Não dá para sair incólume da leitura de Vida e destino, do jornalista e escritor Vassili Grossman. São 920 páginas – isso mesmo, 920 – que retratam o horror da segunda guerra mundial do lado dos soviéticos com o peso literário de um gênio. Grossman, judeu nascido na Ucrânia, sabia bem do que escrevia. Foi testemunha mais do que ocular desta história toda – chegou a passar mais de mil dias no front, no campo de batalha e não nos seguros postos de controle, convivendo com o cheiro da morte, uma “mistura de sangue e serragem”. Acompanhou de perto a vitória russa em Stalingrado e foi um dos primeiros representantes da imprensa a ver os horrores de um campo de concentração. Seu texto sobre Treblinka foi apresentado como prova de acusação no julgamento dos nazistas em Nuremberg.
Mesmo com todos estes méritos no currículo, o redator do jornal Estrela Vermelha, do exército soviético, não saiu incólume no pós-guerra no regime stalinista. Seu manuscrito de Vida e destino, escrito no final dos anos 1950, foi apreendido pela KGB. O material era explosivo demais para ser publicado. A descrição dos efeitos do totalitarismo, dos campos de trabalho forçado ao medo de ser delatado pela própria família, não apresentava um quadro positivo do poder stalinista. Grossman morreu em 1964. Somente dez anos depois sua obra-prima conseguiu ser editada na França, depois que uma cópia datilografada foi microfilmada e “contrabandeada” dentro de um carteira de cigarros.
A versão brasileira, traduzida diretamente do russo por Irineu Franco Perpetuo, é considerada a definitiva porque trata-se de uma cópia encontrada nos arquivos da KGB em 1989, com correções do próprio punho de Grossman. Vida e destino tem uma profusão de personagens e cada capítulo pode ser encarado como uma história particular. O poder de observação do jornalista durante a guerra serviu para dar veracidade às cenas. Difícil não se emocionar em episódios como a carta que a mãe do físico Víktor Strum, um dos personagens mais importantes e alter-ego do escritor, narra para o filho sabendo que vai ser morta em um gueto numa cidade ucraniana. Ou seguir os passos até a câmara de gás da médica Sófia Ossipovna ao lado de David, um menino de cinco anos que ela “adota” no trem da deportação.
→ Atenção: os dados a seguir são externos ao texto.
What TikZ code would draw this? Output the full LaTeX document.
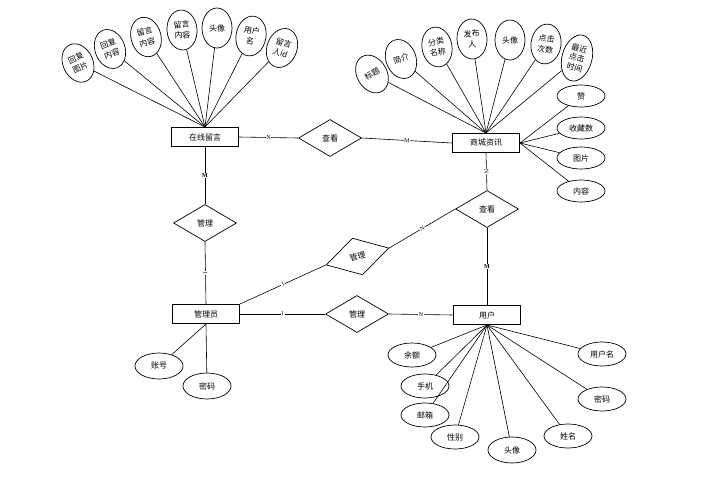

A morte torna-se um parto ao contrário.
Para Grossman, nazismo e stalinismo são as duas faces de uma mesma moeda. Não há heróis na guerra, apenas os que conseguiram sobreviver e fazem de tudo para apagar como conseguiram isto.
Em 2008, a editora Objetiva lançou Um escritor na guerra — Vassili Grossman com o Exército Vermelho, 1941-1945, com material baseado nos cadernos de anotações que ele levou para o front. O historiador britânico Antony Beevor foi o responsável pela edição final de 496 páginas. É um excelente complemento para Vida e destino, uma prova de que o jornalismo e a literatura podem ficar na mesma fronteira.